At 04:14 AM 10/30/2003, you wrote:
Sorry if I wasn't clear - I have no objection to using Condorcet to select
the winner - I applaud that and really like the voting interface. I am just
struggling with how to make the scalar values meaningful as intermediate
results.

And I am struggling with the same thing. :) I guess the difference is I am just a bit more optimistic than many as to whether or not it can be done effectively.


I should point out that these are not just "intermediate results", they may well be final results. Even after a poll is closed, rankings and scores may be very useful. In many polls and elections, being second or third choice does count for something, since not all elections are meant to pick a single winner, but might instead be used to simply measure strengths of opinions. For instance, say you are voting for the most annoying bugs in a software product, which the developers can use to prioritize bug fixes. They want to know not only who is the "winner", and not only the ranking order of the candidates....but they want to know the relative *strength* of each candidate (and note that having a pairwise matrix doesn't help them a lot, while having a set of scalar scores does).

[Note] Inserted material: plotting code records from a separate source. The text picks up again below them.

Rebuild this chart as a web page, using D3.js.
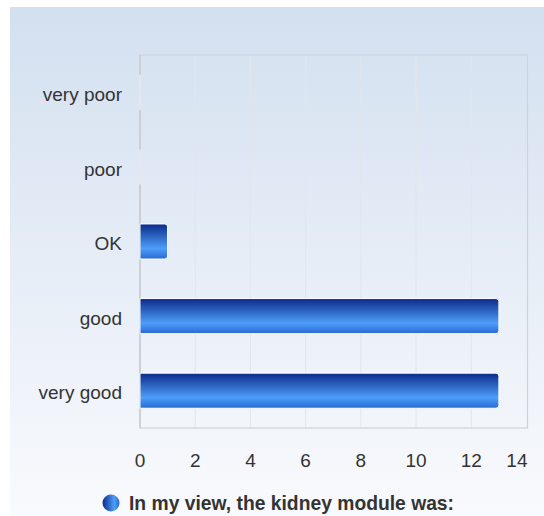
<!DOCTYPE html>
<html><head><meta charset="utf-8">
<script src="https://cdn.jsdelivr.net/npm/d3@7"></script>
<style>html,body{margin:0;padding:0;background:#fff;}svg{display:block;}</style>
</head><body>
<svg id="c" width="544" height="516"></svg>
<script>
const categories = ["very poor", "poor", "OK", "good", "very good"];
const values = [0, 0, 1, 13, 13];
const xTicks = [0, 2, 4, 6, 8, 10, 12, 14];
const seriesName = "In my view, the kidney module was:";

const svg = d3.select("#c");
const defs = svg.append("defs");
const bg = defs.append("linearGradient").attr("id","bg").attr("x1",0).attr("y1",0).attr("x2",0).attr("y2",1);
bg.append("stop").attr("offset","0%").attr("stop-color","#d3e0f0");
bg.append("stop").attr("offset","100%").attr("stop-color","#f9fafd");
const bar = defs.append("linearGradient").attr("id","bar").attr("x1",0).attr("y1",0).attr("x2",0).attr("y2",1);
bar.append("stop").attr("offset","0%").attr("stop-color","#0b2a8a");
bar.append("stop").attr("offset","70%").attr("stop-color","#4d9ef9");
bar.append("stop").attr("offset","100%").attr("stop-color","#2a68d6");
const lg = defs.append("linearGradient").attr("id","lg").attr("x1",0).attr("y1",0).attr("x2",1).attr("y2",0);
lg.append("stop").attr("offset","0%").attr("stop-color","#0b2a8a");
lg.append("stop").attr("offset","70%").attr("stop-color","#4d9ef9");
lg.append("stop").attr("offset","100%").attr("stop-color","#2a68d6");

svg.append("rect").attr("x",10).attr("y",7).attr("width",534).attr("height",509).attr("fill","url(#bg)");

const L = 140, R = 526.5, T = 55, B = 428;
const x = d3.scaleLinear().domain([0, 14]).range([L, R]);
const y = d3.scaleBand().domain(categories).range([T, B]).paddingInner(0.53).paddingOuter(0.265);
const FONT = "Liberation Sans, Arial, sans-serif";

// grid
svg.append("g").selectAll("line").data(xTicks.slice(1, -1)).join("line")
  .attr("x1", d => x(d)).attr("x2", d => x(d)).attr("y1", T).attr("y2", B)
  .attr("stroke", "#e2e6ec").attr("stroke-width", 1);
svg.append("rect").attr("x", L).attr("y", T).attr("width", R + 1 - L).attr("height", B - T)
  .attr("fill", "none").attr("stroke", "#cfd3d9").attr("stroke-width", 1.2);
svg.append("line").attr("x1", L).attr("x2", L).attr("y1", T).attr("y2", B)
  .attr("stroke", "#c8ccd2").attr("stroke-width", 1.5);

// bars
const r = 3;
svg.append("g").selectAll("path").data(categories).join("path")
  .attr("d", (c, i) => {
    const x0 = x(0), x1 = x(values[i]), y0 = y(c), h = y.bandwidth();
    const w = x1 - x0;
    if (w <= 0) return `M${x0},${y0}V${y0 + h}`;
    const rr = Math.min(r, w);
    return `M${x0},${y0}H${x1 - rr}Q${x1},${y0} ${x1},${y0 + rr}V${y0 + h - rr}Q${x1},${y0 + h} ${x1 - rr},${y0 + h}H${x0}Z`;
  })
  .attr("fill", "url(#bar)").attr("stroke", "#ffffff").attr("stroke-width", 1);

// category labels
svg.append("g").selectAll("text").data(categories).join("text")
  .attr("x", 122).attr("y", c => y(c) + y.bandwidth() / 2 + 2).attr("dy", "0.35em")
  .attr("text-anchor", "end").attr("font-family", FONT)
  .attr("font-size", 19).attr("fill", "#333").text(c => c);

// x axis labels
svg.append("g").selectAll("text").data(xTicks).join("text")
  .attr("x", (d, i) => i === xTicks.length - 1 ? R + 1 : x(d)).attr("y", 460).attr("dy", "0.35em")
  .attr("text-anchor", (d, i) => i === xTicks.length - 1 ? "end" : "middle").attr("font-family", FONT)
  .attr("font-size", 19).attr("fill", "#333").text(d => d);

// legend
svg.append("circle").attr("cx", 111).attr("cy", 503).attr("r", 8.5).attr("fill", "url(#lg)");
svg.append("text").attr("x", 129).attr("y", 503).attr("dy", "0.35em")
  .attr("font-family", FONT).attr("font-weight", "bold")
  .attr("font-size", 19.3).attr("fill", "#333").text(seriesName);
</script>
</body></html>
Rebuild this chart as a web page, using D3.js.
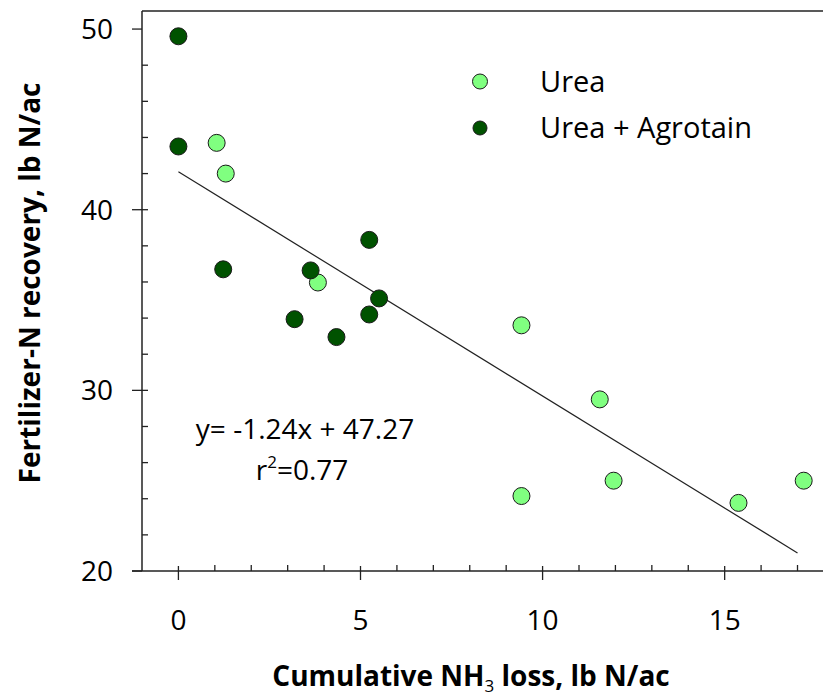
<!DOCTYPE html>
<meta charset="utf-8">
<style>
body { margin: 0; background: #fff; }
text { font-family: "Open Sans", sans-serif; fill: #000; }
.axis-title { font-weight: bold; }
</style>
<body>
<script src="https://cdn.jsdelivr.net/npm/d3@7"></script>
<script>
var width = 823, height = 698;

// data
var ureaX = [1.05, 1.3, 3.83, 9.42, 9.42, 11.57, 11.95, 15.38, 17.17];
var ureaY = [43.7, 42.0, 35.97, 33.6, 24.15, 29.5, 25.0, 23.77, 25.0];
var agroX = [0, 0, 1.23, 3.63, 3.19, 4.34, 5.24, 5.24, 5.51];
var agroY = [49.6, 43.5, 36.7, 36.64, 33.94, 32.95, 38.33, 34.2, 35.09];
var fitX = [0, 17];
var fitY = [42.1, 21.0];
var xTicks = [0, 5, 10, 15];
var yTicks = [20, 30, 40, 50];
var seriesNames = ["Urea", "Urea + Agrotain"];
var equation = "y= -1.24x + 47.27";

var x = d3.scaleLinear().domain([-1, 17.7]).range([142, 823]);
var y = d3.scaleLinear().domain([20, 51]).range([571, 11]);

var svg = d3.select("body").append("svg")
    .attr("width", width)
    .attr("height", height);

svg.append("rect").attr("width", width).attr("height", height).attr("fill", "#fff");

// top frame line
svg.append("path")
    .attr("d", "M" + x(-1) + "," + y(51) + "H" + width)
    .attr("stroke", "#222").attr("stroke-width", 1.5).attr("fill", "none");

// y axis
var yAxis = svg.append("g").attr("transform", "translate(" + x(-1) + ",0)");
yAxis.append("line").attr("y1", y(51)).attr("y2", y(20))
    .attr("stroke", "#222").attr("stroke-width", 1.5);
yAxis.selectAll(".minor")
    .data(d3.range(22, 50, 2).filter(function(d) { return d % 10; }))
  .enter().append("line")
    .attr("y1", function(d) { return y(d); }).attr("y2", function(d) { return y(d); })
    .attr("x1", 0).attr("x2", 6)
    .attr("stroke", "#222").attr("stroke-width", 1.3);
yAxis.selectAll(".major")
    .data(yTicks)
  .enter().append("line")
    .attr("y1", function(d) { return y(d); }).attr("y2", function(d) { return y(d); })
    .attr("x1", -10).attr("x2", function(d) { return d === 20 || d === 50 ? 0 : 6; })
    .attr("stroke", "#222").attr("stroke-width", 1.3);
yAxis.selectAll(".label")
    .data(yTicks)
  .enter().append("text")
    .attr("x", -29).attr("y", function(d) { return y(d); })
    .attr("dy", "0.36em")
    .attr("text-anchor", "end")
    .style("font-size", "28px")
    .text(function(d) { return d; });

// x axis
var xAxis = svg.append("g").attr("transform", "translate(0," + y(20) + ")");
xAxis.append("line").attr("x1", x(-1) - 10).attr("x2", width)
    .attr("stroke", "#222").attr("stroke-width", 1.5);
xAxis.selectAll(".minor")
    .data(d3.range(1, 18).filter(function(d) { return d % 5; }))
  .enter().append("line")
    .attr("x1", function(d) { return x(d); }).attr("x2", function(d) { return x(d); })
    .attr("y1", 0).attr("y2", -6)
    .attr("stroke", "#222").attr("stroke-width", 1.3);
xAxis.selectAll(".major")
    .data(xTicks)
  .enter().append("line")
    .attr("x1", function(d) { return x(d); }).attr("x2", function(d) { return x(d); })
    .attr("y1", -5).attr("y2", 9)
    .attr("stroke", "#222").attr("stroke-width", 1.3);
xAxis.selectAll(".label")
    .data(xTicks)
  .enter().append("text")
    .attr("x", function(d) { return x(d); }).attr("y", 59)
    .attr("text-anchor", "middle")
    .style("font-size", "28px")
    .text(function(d) { return d; });

// axis titles
var xt = svg.append("text")
    .attr("class", "axis-title")
    .attr("x", 471).attr("y", 686)
    .attr("text-anchor", "middle")
    .style("font-size", "28px");
xt.append("tspan").text("Cumulative NH");
xt.append("tspan").attr("dy", 6).style("font-size", "17px").style("font-weight", "normal").text("3");
xt.append("tspan").attr("dy", -6).text(" loss, lb N/ac");

svg.append("text")
    .attr("class", "axis-title")
    .attr("transform", "translate(40,283) rotate(-90)")
    .attr("text-anchor", "middle")
    .style("font-size", "28px")
    .text("Fertilizer-N recovery, lb N/ac");

// regression line
svg.append("path")
    .datum(d3.zip(fitX, fitY))
    .attr("d", d3.line().x(function(d) { return x(d[0]); }).y(function(d) { return y(d[1]); }))
    .attr("stroke", "#222").attr("stroke-width", 1.2).attr("fill", "none");

// points
var colors = ["#80ff80", "#005200"];
svg.selectAll(".urea")
    .data(d3.zip(ureaX, ureaY))
  .enter().append("circle")
    .attr("cx", function(d) { return x(d[0]); })
    .attr("cy", function(d) { return y(d[1]); })
    .attr("r", 8.5)
    .attr("fill", colors[0]).attr("stroke", "#1a1a1a").attr("stroke-width", 1);
svg.selectAll(".agro")
    .data(d3.zip(agroX, agroY))
  .enter().append("circle")
    .attr("cx", function(d) { return x(d[0]); })
    .attr("cy", function(d) { return y(d[1]); })
    .attr("r", 8.5)
    .attr("fill", colors[1]).attr("stroke", "#1a1a1a").attr("stroke-width", 1);

// legend
var legend = svg.append("g");
seriesNames.forEach(function(name, i) {
  legend.append("circle")
      .attr("cx", 480).attr("cy", 81.5 + i * 46.5)
      .attr("r", i === 0 ? 7.5 : 7)
      .attr("fill", colors[i]).attr("stroke", "#1a1a1a").attr("stroke-width", 1);
  legend.append("text")
      .attr("x", 540).attr("y", 81.5 + i * 46.5)
      .attr("dy", "0.36em")
      .style("font-size", "29px")
      .text(name);
});

// equation
svg.append("text")
    .attr("x", 305).attr("y", 439)
    .attr("text-anchor", "middle")
    .style("font-size", "28px")
    .text(equation);
var r2 = svg.append("text")
    .attr("x", 302).attr("y", 480)
    .attr("text-anchor", "middle")
    .style("font-size", "28px");
r2.append("tspan").text("r");
r2.append("tspan").attr("dy", -12).style("font-size", "17px").text("2");
r2.append("tspan").attr("dy", 12).text("=0.77");
</script>
</body>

Since the last ballot that comes in can change any of the victory
strengths used in Beatpath or Ranked Pairs, the scalar values aren't useful
as a guage of how far ahead the winner is, and this could confuse the voters
who are used to other methods.

While I understand your point, I still believe that scalar scores can give an indication -- albeit not a perfect one -- of how far ahead one candidate is from another. For instance, if the scores show a wide gap between two candidates, that's an indication that it would take a large number of votes for the lower ranking candidate to overtake the higher ranking one. If the gap is narrow, the lower candidate could overtake the higher one with fewer votes.


To me, and I expect to many, that is intuitively meaningful information ....and it would be very hard to directly deduce from a pairwise matrix, or from a count of all ballot combinations.

It's not a bad thing - just depends upon the purpose of displaying
intermediate results. As long as the results are labeled with something like
"If the election were over now, the winners would be..." or some such
disclaimer it would be fine.

Well I tend to think that it is implied by the fact that the poll is still open, but ok.


Personally i think many are looking at this a bit narrowly.....not all elections and polls necessarily have an "end" that is so important. When I vote in an opinion poll something on CNN.com, they show me the result immediately, and I doubt I have ever bothered to come back "after the poll is closed" to see the final result. It doesn't really matter to me. The polls could stay open forever for all I care, and it would still be just as meaningful to view the current results (well, you can debate the overall meaningfulness of web polls like those on CNN, but that is a different issue).

You just don't want a lot of after-the-fact
questions like "How could Sally have lost? She was 'ahead' by 30 points
yesterday...."

Hopefully people would understand that in the meantime, people came along, and voted for someone other than Sally -- would they not? If they are confused by that, I don't know what to do..... This is true for any election method: the score right now may not be the final result. However, if Condorcet-based systems were really so erratic and unstable that this effect became extremely pronounced, I don't think I'd want to use Condorcet. Luckily I just don't think this is the case.


I think the first few suggestions were good ones for your purposes. For the
generalization to other purposes where the electorate understands that it is
using Condorcet, I'd prefer something like my list of all ballots with
non-zero votes, because that is more accurate an indicator of where my vote
fits with the others.

Understood, although I guess you understand that in an election such as the recent California governor one which had 130 candidates, that would be a whole lot of ballot combinations for you to look through.


But indeed, if this thing I'm doing is a success, I'm sure I'll eventually have an option for some sort of advanced view where you can see all that kind information if you want. But being as my goal is to get as many people as possible to embrace Condorcet-based methods over plurality, I think it is essential to produce simple, straightforward, clearly digestible graphic output -- which to me means scores that can be put in a bar graph.